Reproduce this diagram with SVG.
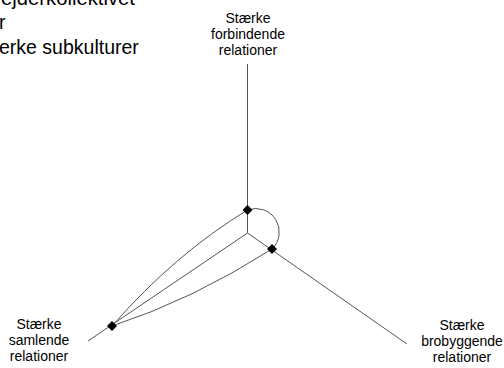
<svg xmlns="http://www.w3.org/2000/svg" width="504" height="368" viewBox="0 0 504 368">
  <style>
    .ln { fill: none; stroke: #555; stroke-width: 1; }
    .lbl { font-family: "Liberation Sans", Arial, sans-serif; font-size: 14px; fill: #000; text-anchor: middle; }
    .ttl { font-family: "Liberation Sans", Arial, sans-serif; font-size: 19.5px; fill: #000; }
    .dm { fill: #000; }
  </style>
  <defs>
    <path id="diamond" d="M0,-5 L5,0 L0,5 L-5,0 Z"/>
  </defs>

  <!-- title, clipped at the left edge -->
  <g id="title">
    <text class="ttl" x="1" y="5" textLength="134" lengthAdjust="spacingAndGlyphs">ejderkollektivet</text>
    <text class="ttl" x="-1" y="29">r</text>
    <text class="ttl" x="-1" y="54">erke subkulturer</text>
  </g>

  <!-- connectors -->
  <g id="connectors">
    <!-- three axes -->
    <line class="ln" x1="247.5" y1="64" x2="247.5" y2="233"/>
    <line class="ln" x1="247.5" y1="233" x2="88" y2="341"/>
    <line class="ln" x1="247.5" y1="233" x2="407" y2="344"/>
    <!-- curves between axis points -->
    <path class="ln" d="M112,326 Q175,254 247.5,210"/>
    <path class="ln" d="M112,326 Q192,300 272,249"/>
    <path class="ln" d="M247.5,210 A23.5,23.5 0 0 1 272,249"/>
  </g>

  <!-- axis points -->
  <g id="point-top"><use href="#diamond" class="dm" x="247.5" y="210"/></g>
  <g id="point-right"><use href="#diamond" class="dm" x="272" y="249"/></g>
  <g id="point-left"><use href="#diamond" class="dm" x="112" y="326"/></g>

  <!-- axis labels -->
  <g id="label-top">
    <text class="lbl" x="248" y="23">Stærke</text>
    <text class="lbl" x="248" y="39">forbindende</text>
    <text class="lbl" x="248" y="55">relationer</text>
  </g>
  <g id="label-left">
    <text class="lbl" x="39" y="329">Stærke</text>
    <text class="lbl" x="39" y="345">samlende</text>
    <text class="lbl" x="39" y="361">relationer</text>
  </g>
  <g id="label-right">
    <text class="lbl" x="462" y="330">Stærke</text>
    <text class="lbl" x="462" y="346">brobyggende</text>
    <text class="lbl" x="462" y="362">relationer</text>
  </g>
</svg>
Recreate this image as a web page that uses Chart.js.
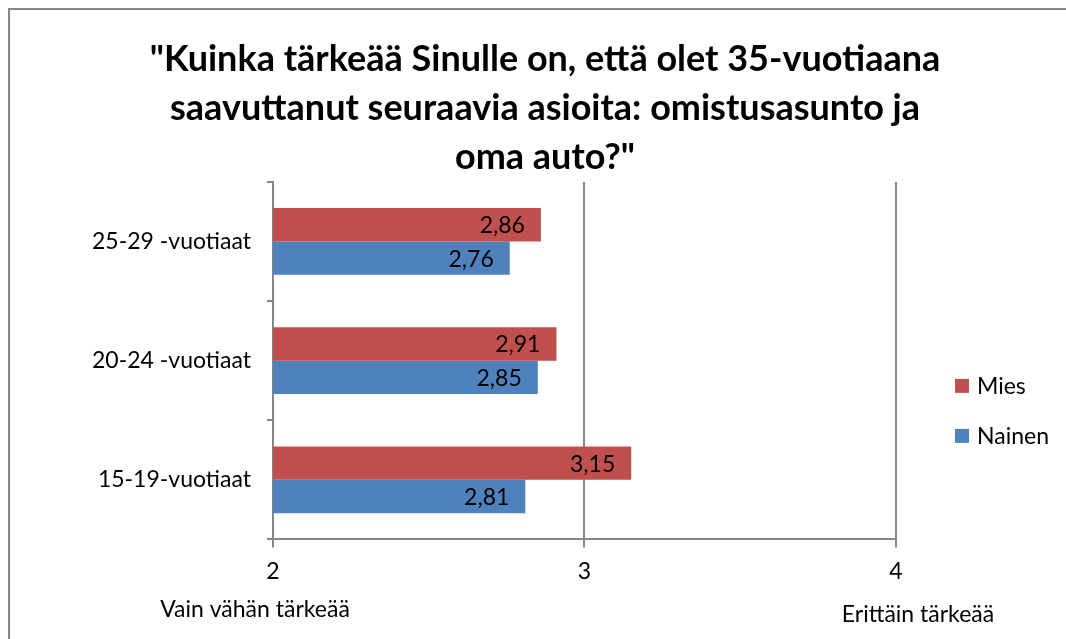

Requirements: Omit any images, then output the listing exactly.

Worked answer:
Reproduce this diagram with SVG.
<svg xmlns="http://www.w3.org/2000/svg" width="504" height="368" viewBox="0 0 504 368">
  <style>
    .ln { fill: none; stroke: #555; stroke-width: 1; }
    .lbl { font-family: "Liberation Sans", Arial, sans-serif; font-size: 14px; fill: #000; text-anchor: middle; }
    .ttl { font-family: "Liberation Sans", Arial, sans-serif; font-size: 19.5px; fill: #000; }
    .dm { fill: #000; }
  </style>
  <defs>
    <path id="diamond" d="M0,-5 L5,0 L0,5 L-5,0 Z"/>
  </defs>

  <!-- title, clipped at the left edge -->
  <g id="title">
    <text class="ttl" x="1" y="5" textLength="134" lengthAdjust="spacingAndGlyphs">ejderkollektivet</text>
    <text class="ttl" x="-1" y="29">r</text>
    <text class="ttl" x="-1" y="54">erke subkulturer</text>
  </g>

  <!-- connectors -->
  <g id="connectors">
    <!-- three axes -->
    <line class="ln" x1="247.5" y1="64" x2="247.5" y2="233"/>
    <line class="ln" x1="247.5" y1="233" x2="88" y2="341"/>
    <line class="ln" x1="247.5" y1="233" x2="407" y2="344"/>
    <!-- curves between axis points -->
    <path class="ln" d="M112,326 Q175,254 247.5,210"/>
    <path class="ln" d="M112,326 Q192,300 272,249"/>
    <path class="ln" d="M247.5,210 A23.5,23.5 0 0 1 272,249"/>
  </g>

  <!-- axis points -->
  <g id="point-top"><use href="#diamond" class="dm" x="247.5" y="210"/></g>
  <g id="point-right"><use href="#diamond" class="dm" x="272" y="249"/></g>
  <g id="point-left"><use href="#diamond" class="dm" x="112" y="326"/></g>

  <!-- axis labels -->
  <g id="label-top">
    <text class="lbl" x="248" y="23">Stærke</text>
    <text class="lbl" x="248" y="39">forbindende</text>
    <text class="lbl" x="248" y="55">relationer</text>
  </g>
  <g id="label-left">
    <text class="lbl" x="39" y="329">Stærke</text>
    <text class="lbl" x="39" y="345">samlende</text>
    <text class="lbl" x="39" y="361">relationer</text>
  </g>
  <g id="label-right">
    <text class="lbl" x="462" y="330">Stærke</text>
    <text class="lbl" x="462" y="346">brobyggende</text>
    <text class="lbl" x="462" y="362">relationer</text>
  </g>
</svg>
Recreate this image as a web page that uses Chart.js.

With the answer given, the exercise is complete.